Material for the task

>>

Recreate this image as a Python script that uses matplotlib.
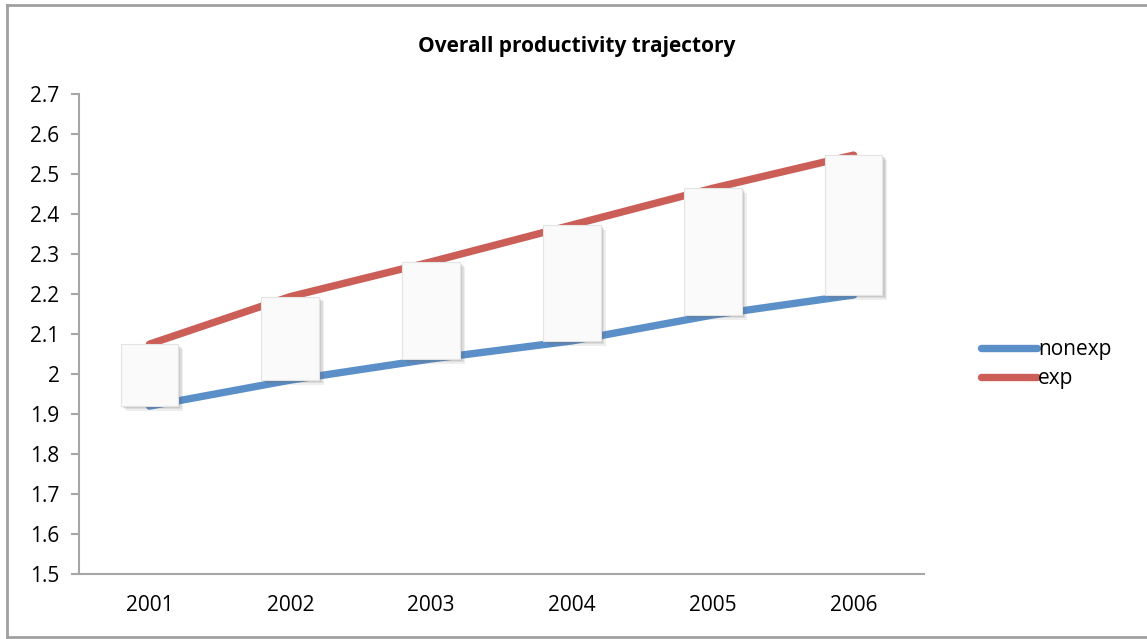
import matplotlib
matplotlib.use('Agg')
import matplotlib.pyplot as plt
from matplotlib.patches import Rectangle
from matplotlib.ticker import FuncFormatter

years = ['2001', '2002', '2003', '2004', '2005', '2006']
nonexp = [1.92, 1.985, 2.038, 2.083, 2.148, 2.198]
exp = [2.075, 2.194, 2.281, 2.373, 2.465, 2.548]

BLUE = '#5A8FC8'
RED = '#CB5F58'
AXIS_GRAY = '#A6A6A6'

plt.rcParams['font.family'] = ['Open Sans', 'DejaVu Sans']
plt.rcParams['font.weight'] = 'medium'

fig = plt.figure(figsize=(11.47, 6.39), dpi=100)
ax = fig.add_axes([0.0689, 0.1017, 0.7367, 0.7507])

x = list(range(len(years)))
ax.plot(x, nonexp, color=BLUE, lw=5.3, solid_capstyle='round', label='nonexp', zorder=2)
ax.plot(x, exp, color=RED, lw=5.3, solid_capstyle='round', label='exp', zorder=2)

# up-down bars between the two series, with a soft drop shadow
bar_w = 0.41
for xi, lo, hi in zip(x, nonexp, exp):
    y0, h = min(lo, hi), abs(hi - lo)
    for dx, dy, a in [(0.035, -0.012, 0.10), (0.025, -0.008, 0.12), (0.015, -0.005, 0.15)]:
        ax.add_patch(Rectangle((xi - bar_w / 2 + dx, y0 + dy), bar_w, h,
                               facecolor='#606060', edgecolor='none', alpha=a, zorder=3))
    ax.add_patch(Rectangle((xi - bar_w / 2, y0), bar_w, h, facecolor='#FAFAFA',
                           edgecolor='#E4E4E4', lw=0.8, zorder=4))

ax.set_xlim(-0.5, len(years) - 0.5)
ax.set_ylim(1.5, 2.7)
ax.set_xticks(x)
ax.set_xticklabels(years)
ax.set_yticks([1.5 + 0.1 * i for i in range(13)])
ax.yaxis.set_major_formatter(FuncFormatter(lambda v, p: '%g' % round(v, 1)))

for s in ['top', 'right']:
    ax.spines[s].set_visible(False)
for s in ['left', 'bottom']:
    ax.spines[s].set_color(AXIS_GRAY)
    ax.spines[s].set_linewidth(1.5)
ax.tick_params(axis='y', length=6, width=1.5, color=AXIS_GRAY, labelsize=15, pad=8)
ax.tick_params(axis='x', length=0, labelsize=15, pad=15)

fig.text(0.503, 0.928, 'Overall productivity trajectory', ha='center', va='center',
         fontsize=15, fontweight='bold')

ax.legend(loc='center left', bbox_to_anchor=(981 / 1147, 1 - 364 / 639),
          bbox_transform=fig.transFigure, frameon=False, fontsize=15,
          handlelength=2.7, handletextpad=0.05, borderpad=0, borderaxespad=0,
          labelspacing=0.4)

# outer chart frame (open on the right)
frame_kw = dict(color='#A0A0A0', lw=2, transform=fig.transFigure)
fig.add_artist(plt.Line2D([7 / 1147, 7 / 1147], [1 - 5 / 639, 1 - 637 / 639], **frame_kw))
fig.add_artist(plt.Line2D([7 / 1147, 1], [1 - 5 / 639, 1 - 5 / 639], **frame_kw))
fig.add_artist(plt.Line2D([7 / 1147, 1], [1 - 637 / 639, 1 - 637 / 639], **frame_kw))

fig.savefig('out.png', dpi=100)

<<
>>

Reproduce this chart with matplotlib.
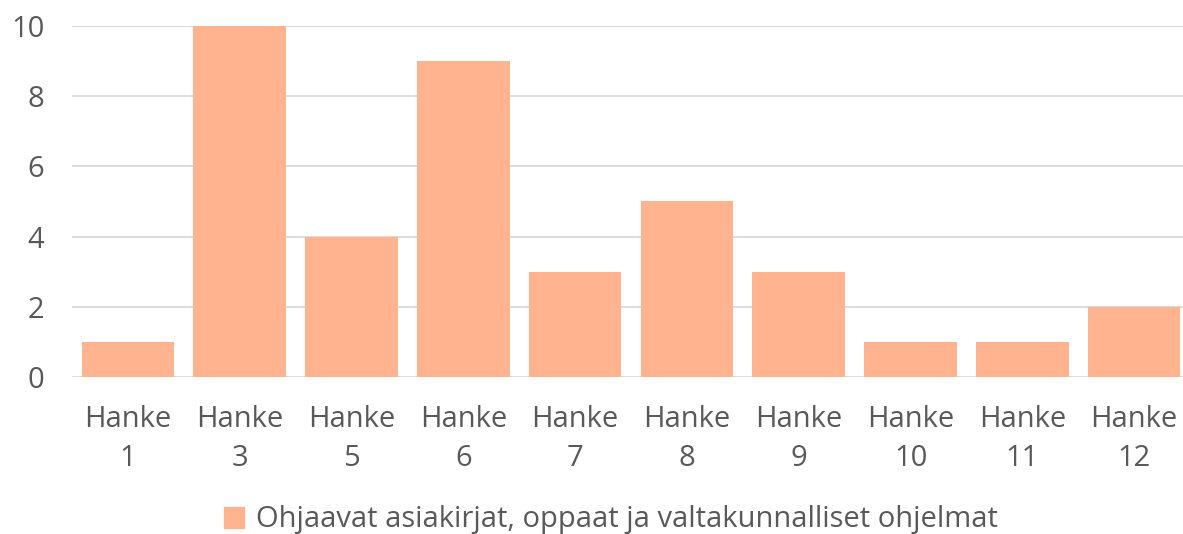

<<

Exercise description
Do not include pictures. Give again exactly the lines starting at the one with "Recreate this image" and ending at the one with "plt.rcParams['font.weight'] = 'medium'", both included.

Output below
Recreate this image as a Python script that uses matplotlib.
import matplotlib
matplotlib.use('Agg')
import matplotlib.pyplot as plt
from matplotlib.patches import Rectangle
from matplotlib.ticker import FuncFormatter

years = ['2001', '2002', '2003', '2004', '2005', '2006']
nonexp = [1.92, 1.985, 2.038, 2.083, 2.148, 2.198]
exp = [2.075, 2.194, 2.281, 2.373, 2.465, 2.548]

BLUE = '#5A8FC8'
RED = '#CB5F58'
AXIS_GRAY = '#A6A6A6'

plt.rcParams['font.family'] = ['Open Sans', 'DejaVu Sans']
plt.rcParams['font.weight'] = 'medium'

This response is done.